Illegal vs Unwanted States
24 points by ajdecon
24 points by ajdecon
This distinction comes up a lot in parsing scenarios. For example, robust interfaces rarely if ever parse integers as unsigned even if negative numbers are not allowed, as that would make it impossible to detect and adequately signal the error to the user. Similarly, compilers have to be able to represent illegal syntax in order to produce good error messages, which introduces a not insignificant amount of complexity to the design.
It's also one of the big reasons prototypes can be hard to iterate into real products, as we have likely already chosen a state representation which makes it easier to implement the happy paths but impossible to handle deviations. Starting from scratch with a more complete state machine in mind is often faster and more reliable.
I've been dealing with this at work lately. We're in the process of finishing a rollout of a rewrite of our service, and a big part of the long tail has been cases where the RPC we were getting had garbage data because some other team had bugs in their own service, the old code happened to do the right thing because of an implementation detail, but the new code was stricter about parsing and caused an error. And the team in question didn't understand their own code well enough to answer why the data was garbage. So we just had to implement a "recovery" mechanism.
Ah, classic case of Postel's law only ever working in one direction (forcing downstream to accept malformed input) and swiftly turning into Hyrum's law.
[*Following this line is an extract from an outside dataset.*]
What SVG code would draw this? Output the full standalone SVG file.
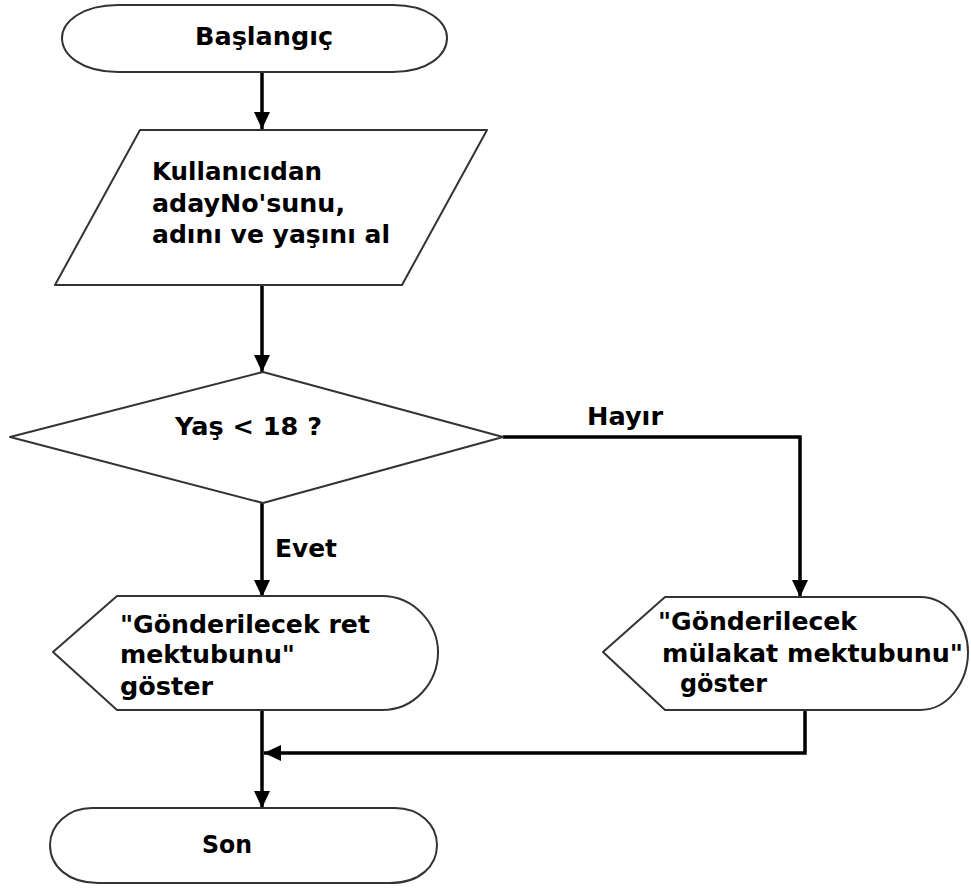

A bit off topic, but I've been thinking a lot about the relationship between these two rules and Liskov subtyping. One of the rules of subtyping is that preconditions on the input can be weakened and postconditions on the output can be strengthened, or super.pre => sub.pre and sub.post => super.post. This gives us Postel's law. But when we strengthen postconditions, we also break predicates that are coincidentally true. For example, given:
super.post = "id" in out.keys
sub.post = "id" in out.keys && "time" in out.keys
coincidence = "time" not in out.keys
Then sub.post => super.post, but super.post && coincidence could be true while sub.post && coincidence is always false. This gives us Hyrum's law.
Yep. To make things worse, there are some kinds of nonsensical requests that could actually be the end user's fault, so we're having to distinguish
At least we have really good local replay tools.
I'd add a significant category to unwanted states: messy reality.
This comes up a lot with people data, which is often incorrect, but still... that's the state. I once worked on an insurance system where many legacy paper documents had errors - totally invalid dates, addresses that didn't geocode. But they were legal documents -- it was a reality we needed to capture. Systems that could not hold unwanted states + rejected the data outright were a real bane.
This reminds me of a UI design thing: a form that submits a sum type (to some API) should use a product type for its UI state.
For example:
Form to Compute Thing
...
[x] Store the output:
(x) At a default location
( ) At a custom location: [__/uri/or/path/or/something_____]
The API can be nice and restrictive:
struct Request {
...
output: Optional<Location>,
}
enum Location {
Default,
Custom(String),
}
But the UI wants to preserve the textbox state (grayed out) when you're in the None or Default state. The UI state should be a product type:
struct Form {
checkbox: bool,
radio: enum { Default, Custom },
textbox: String,
}
Pretty sure this was from an Evan Czaplicki talk about Elm, but I can't remember the title.
Some thoughts on this: if your architecture follows a functional core, imperative shell philosophy, the permissive type that can represent unwanted states can be converted at the core boundary to the restrictive type that makes them illegal. If there's no structural difference between the two (i.e. the type checker cannot distinguish them) you can use phantom types to encode the validation proof.
In languages that support exceptions we can think of them as a way of representing illegal states out of band until we reach a point in the code where the (presumable) error can be explicitly represented and handled.